* _Data for processing_
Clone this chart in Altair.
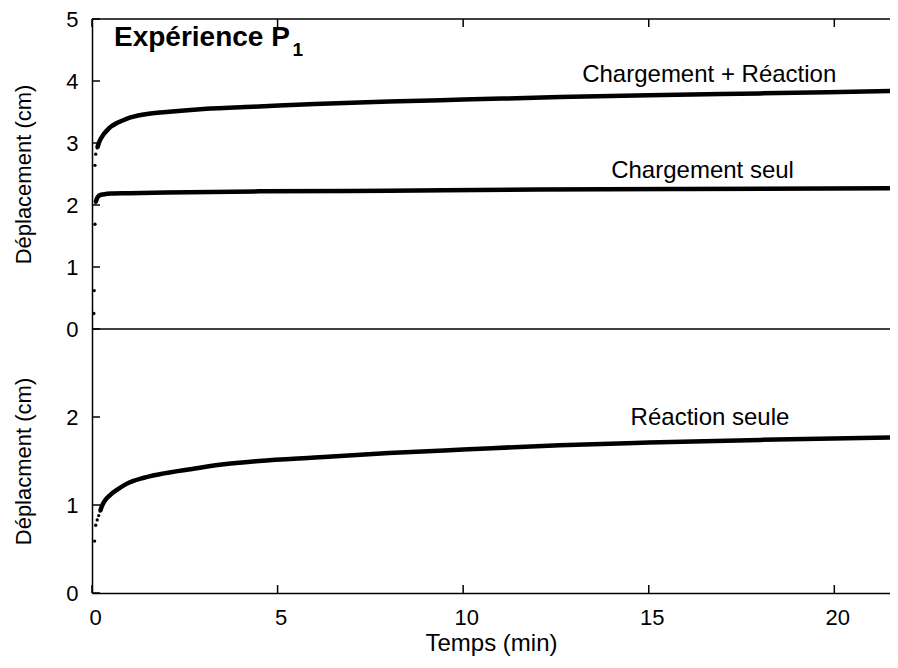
import altair as alt
import pandas as pd

# ---------------- data ----------------
# Chargement + Réaction (top panel)
cr_dots_t = [0.08, 0.10, 0.14]
cr_dots_v = [2.64, 2.82, 2.92]
cr_t = [0.14, 0.18, 0.22, 0.30, 0.40, 0.50, 0.70, 0.93, 1.4, 2.0, 3.0, 4.5, 6.0, 8.0, 10.0, 12.6, 15.0, 18.0, 21.7]
cr_v = [2.92, 2.99, 3.05, 3.13, 3.20, 3.26, 3.33, 3.39, 3.46, 3.50, 3.55, 3.59, 3.63, 3.67, 3.70, 3.74, 3.77, 3.80, 3.84]

# Chargement seul (top panel)
cs_dots_t = [0.05, 0.06, 0.08, 0.10]
cs_dots_v = [0.25, 0.62, 1.69, 2.04]
cs_t = [0.10, 0.13, 0.17, 0.22, 0.30, 0.50, 1.0, 2.0, 4.5, 8.0, 12.0, 16.0, 21.7]
cs_v = [2.04, 2.10, 2.14, 2.16, 2.17, 2.185, 2.19, 2.20, 2.22, 2.23, 2.25, 2.26, 2.27]

# Réaction seule (bottom panel)
rs_dots_t = [0.07, 0.10, 0.14, 0.18, 0.22]
rs_dots_v = [0.59, 0.77, 0.83, 0.88, 0.93]
rs_t = [0.22, 0.27, 0.35, 0.48, 0.70, 0.93, 1.4, 1.82, 2.7, 3.5, 4.5, 6.0, 8.0, 10.0, 12.6, 15.0, 18.0, 21.7]
rs_v = [0.93, 0.99, 1.05, 1.11, 1.18, 1.24, 1.31, 1.35, 1.41, 1.46, 1.50, 1.54, 1.59, 1.63, 1.68, 1.71, 1.74, 1.77]

x_ticks = [0, 5, 10, 15, 20]
top_ticks = [0, 1, 2, 3, 4, 5]
bot_ticks = [0, 1, 2]
x_domain = [0, 21.5]
top_domain = [0, 5]
bot_domain = [0, 3]

top_labels = ["Chargement + Réaction", "Chargement seul"]
top_label_t = [16.63, 16.45]
top_label_v = [3.99, 2.43]
bot_labels = ["Réaction seule"]
bot_label_t = [16.65]
bot_label_v = [1.906]

title_main = ["Expérience P"]
title_t = [5.33]
title_v = [4.57]
title_sub = ["1"]
sub_t = [5.40]
sub_v = [4.41]

# ---------------- layout ----------------
W, H, TOP_H = 798, 574, 310
FONT = "Liberation Sans"
LW = 1.5


def df(t, v):
    return pd.DataFrame({"t": t, "v": v})


x_scale = alt.Scale(domain=x_domain, nice=False, zero=False)
y_top_scale = alt.Scale(domain=top_domain, range=[TOP_H, 0], nice=False)
y_bot_scale = alt.Scale(domain=bot_domain, range=[H, TOP_H], nice=False)

common_axis = dict(
    ticks=False, tickSize=0, grid=False, domainColor="black", domainWidth=LW,
    labelFont=FONT, titleFont=FONT, labelFontSize=22,
    labelColor="black", titleColor="black", titleFontWeight="normal",
    labelFlush=False, format="d",
)
x_axis = alt.Axis(values=x_ticks, title="Temps (min)", orient="bottom",
                  labelPadding=14, labelOffset=3, titlePadding=3, titleFontSize=24,
                  **common_axis)
y_top_axis = alt.Axis(values=top_ticks, title="Déplacement (cm)", orient="left",
                      labelPadding=14, titlePadding=30, titleFontSize=22,
                      **common_axis)
y_bot_axis = alt.Axis(values=bot_ticks, title="Déplacment (cm)", orient="left",
                      labelPadding=14, titlePadding=30, titleFontSize=22,
                      **common_axis)


def X():
    return alt.X("t:Q", scale=x_scale, axis=x_axis)


def YT():
    return alt.Y("v:Q", scale=y_top_scale, axis=y_top_axis)


def YB():
    return alt.Y("v:Q", scale=y_bot_scale, axis=y_bot_axis)


def curve(t, v, Y):
    return alt.Chart(df(t, v)).mark_line(
        color="black", strokeWidth=4.5, interpolate="monotone", clip=True
    ).encode(x=X(), y=Y())


def dots(t, v, Y):
    return alt.Chart(df(t, v)).mark_circle(color="black", size=11, opacity=1).encode(x=X(), y=Y())


def labels(texts, t, v, Y, size=24, weight="normal", align="center"):
    d = pd.DataFrame({"t": t, "v": v, "txt": texts})
    return alt.Chart(d).mark_text(
        font=FONT, fontSize=size, fontWeight=weight, align=align,
        baseline="alphabetic", color="black"
    ).encode(x=X(), y=Y(), text="txt:N")


# inward ticks
top_y_ticks = alt.Chart(pd.DataFrame({"v": top_ticks})).mark_rule(
    color="black", strokeWidth=LW).encode(y=YT(), x=alt.value(0), x2=alt.value(8))
bot_y_ticks = alt.Chart(pd.DataFrame({"v": bot_ticks})).mark_rule(
    color="black", strokeWidth=LW).encode(y=YB(), x=alt.value(0), x2=alt.value(8))
bottom_x_ticks = alt.Chart(pd.DataFrame({"t": x_ticks})).mark_rule(
    color="black", strokeWidth=LW).encode(x=X(), y=alt.value(H), y2=alt.value(H - 8))
top_x_ticks = alt.Chart(pd.DataFrame({"t": x_ticks})).mark_rule(
    color="black", strokeWidth=LW).encode(x=X(), y=alt.value(0), y2=alt.value(8))

# frame lines: top border (y=5) and panel separator (y=0 of top panel)
frame_lines = alt.Chart(pd.DataFrame({"v": [top_domain[1], top_domain[0]]})).mark_rule(
    color="black", strokeWidth=LW).encode(y=YT())

top = alt.layer(
    frame_lines,
    top_y_ticks,
    top_x_ticks,
    curve(cr_t, cr_v, YT),
    dots(cr_dots_t, cr_dots_v, YT),
    curve(cs_t, cs_v, YT),
    dots(cs_dots_t, cs_dots_v, YT),
    labels(top_labels, top_label_t, top_label_v, YT),
    labels(title_main, title_t, title_v, YT, size=28, weight="bold", align="right"),
    labels(title_sub, sub_t, sub_v, YT, size=19, weight="bold", align="left"),
)

bottom = alt.layer(
    bot_y_ticks,
    bottom_x_ticks,
    curve(rs_t, rs_v, YB),
    dots(rs_dots_t, rs_dots_v, YB),
    labels(bot_labels, bot_label_t, bot_label_v, YB),
)

chart = (
    alt.layer(top, bottom)
    .resolve_scale(y="independent")
    .resolve_axis(y="independent")
    .properties(
        width=W, height=H,
        padding={"left": 84, "top": 11, "right": 0, "bottom": 63},
        autosize=alt.AutoSizeParams(type="none"),
        background="white",
    )
    .configure_view(stroke=None)
)

chart.save("out.html", embed_options={"renderer": "svg", "actions": False})
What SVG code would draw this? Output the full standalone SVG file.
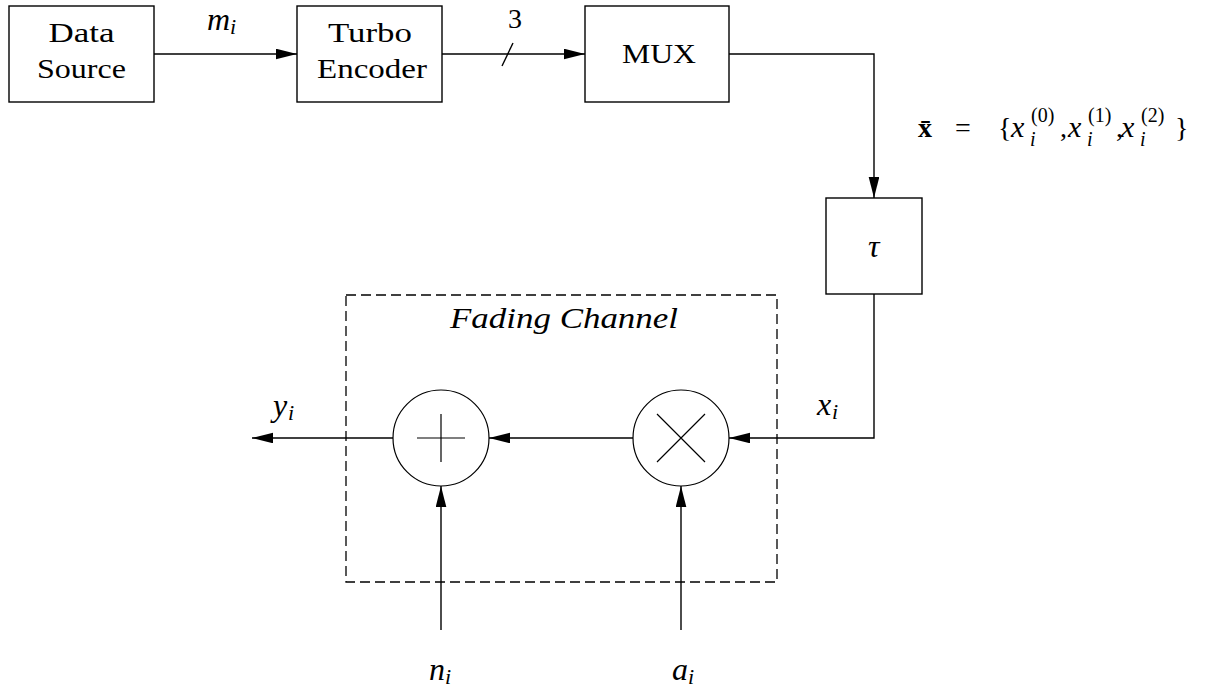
<svg xmlns="http://www.w3.org/2000/svg" width="1207" height="689" viewBox="0 0 1207 689" font-family="Liberation Serif, DejaVu Serif, serif">
<style>
  .box{fill:none;stroke:#000;stroke-width:1.4}
  .op{fill:none;stroke:#000;stroke-width:1.2}
  .wire{fill:none;stroke:#000;stroke-width:1.4}
  .dash{fill:none;stroke:#000;stroke-width:1.3;stroke-dasharray:10 5}
  text{fill:#000}
  .rm{font-size:28px}
  .it{font-size:32px;font-style:italic}
  .sub{font-size:22px;font-style:italic}
  .eq{font-size:28px}
  .eqi{font-size:30px;font-style:italic}
  .sup{font-size:20px}
  .esub{font-size:20px;font-style:italic}
</style>
<defs>
  <marker id="arr" markerUnits="userSpaceOnUse" markerWidth="22" markerHeight="12" refX="21" refY="5.3" orient="auto">
    <path d="M0,0 L21,5.3 L0,10.6 z" fill="#000"/>
  </marker>
</defs>
<rect width="1207" height="689" fill="#fff"/>

<g id="connectors">
  <path class="wire" d="M154,54 H297" marker-end="url(#arr)"/>
  <path class="wire" d="M442,54 H585" marker-end="url(#arr)"/>
  <path class="wire" d="M502,66 L513,43"/>
  <path class="wire" d="M729,54 H874 V198" marker-end="url(#arr)"/>
  <path class="wire" d="M874,294 V438 H729" marker-end="url(#arr)"/>
  <path class="wire" d="M633,438 H489" marker-end="url(#arr)"/>
  <path class="wire" d="M393,438 H252" marker-end="url(#arr)"/>
  <path class="wire" d="M441,630 V486" marker-end="url(#arr)"/>
  <path class="wire" d="M681,630 V486" marker-end="url(#arr)"/>
</g>

<g id="labels" font-family="Liberation Serif, DejaVu Serif, serif">
  <text class="it" x="207" y="30">m</text><text class="sub" x="230" y="34">i</text>
  <text class="rm" x="508" y="28">3</text>
  <text class="eq" x="918" y="137" font-weight="bold">x̄</text>
  <text class="eq" x="955" y="137">=</text>
  <text class="eq" x="998" y="137">{</text>
  <text class="eqi" x="1011" y="137">x</text><text class="sup" x="1031" y="122">(0)</text><text class="esub" x="1030" y="146">i</text>
  <text class="eq" x="1060" y="137">,</text>
  <text class="eqi" x="1068" y="137">x</text><text class="sup" x="1088" y="122">(1)</text><text class="esub" x="1087" y="146">i</text>
  <text class="eq" x="1116" y="137">,</text>
  <text class="eqi" x="1121" y="137">x</text><text class="sup" x="1141" y="122">(2)</text><text class="esub" x="1140" y="146">i</text>
  <text class="eq" x="1175" y="137">}</text>
  <text class="it" x="817" y="415">x</text><text class="sub" x="832" y="419">i</text>
  <text class="it" x="273" y="416">y</text><text class="sub" x="288" y="420">i</text>
  <text class="it" x="429" y="680">n</text><text class="sub" x="445" y="684">i</text>
  <text class="it" x="672" y="680">a</text><text class="sub" x="688" y="684">i</text>
</g>

<g id="data-source" font-family="Liberation Serif, DejaVu Serif, serif">
  <rect class="box" x="9" y="6" width="145" height="96"/>
  <text class="rm" x="81.5" y="42" text-anchor="middle" textLength="66" lengthAdjust="spacingAndGlyphs">Data</text>
  <text class="rm" x="81.5" y="78" text-anchor="middle" textLength="89" lengthAdjust="spacingAndGlyphs">Source</text>
</g>
<g id="turbo-encoder" font-family="Liberation Serif, DejaVu Serif, serif">
  <rect class="box" x="297" y="6" width="145" height="96"/>
  <text class="rm" x="370" y="42" text-anchor="middle" textLength="84" lengthAdjust="spacingAndGlyphs">Turbo</text>
  <text class="rm" x="372" y="78" text-anchor="middle" textLength="110" lengthAdjust="spacingAndGlyphs">Encoder</text>
</g>
<g id="mux" font-family="Liberation Serif, DejaVu Serif, serif">
  <rect class="box" x="585" y="6" width="144" height="96"/>
  <text class="rm" x="659" y="63" text-anchor="middle" textLength="74" lengthAdjust="spacingAndGlyphs">MUX</text>
</g>
<g id="interleaver" font-family="Liberation Serif, DejaVu Serif, serif">
  <rect class="box" x="826" y="198" width="96" height="96"/>
  <text class="it" x="868" y="257">τ</text>
</g>
<g id="fading-channel" font-family="Liberation Serif, DejaVu Serif, serif">
  <rect class="dash" x="346" y="295" width="431" height="287"/>
  <text class="it" x="450" y="328" textLength="228" lengthAdjust="spacingAndGlyphs" style="font-size:29px">Fading Channel</text>
</g>
<g id="adder">
  <circle class="op" cx="441" cy="438" r="48"/>
  <path class="op" d="M417,438 H465 M441,414 V462"/>
</g>
<g id="multiplier">
  <circle class="op" cx="681" cy="438" r="48"/>
  <path class="op" d="M657,414 L705,462 M705,414 L657,462"/>
</g>
</svg>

* _Short problem_
From the top of the listing above, repeat each line exactly until you reach the line containing "import pandas as pd", and repeat that one too. Leave the pictures out.

* _Final result_
Clone this chart in Altair.
import altair as alt
import pandas as pd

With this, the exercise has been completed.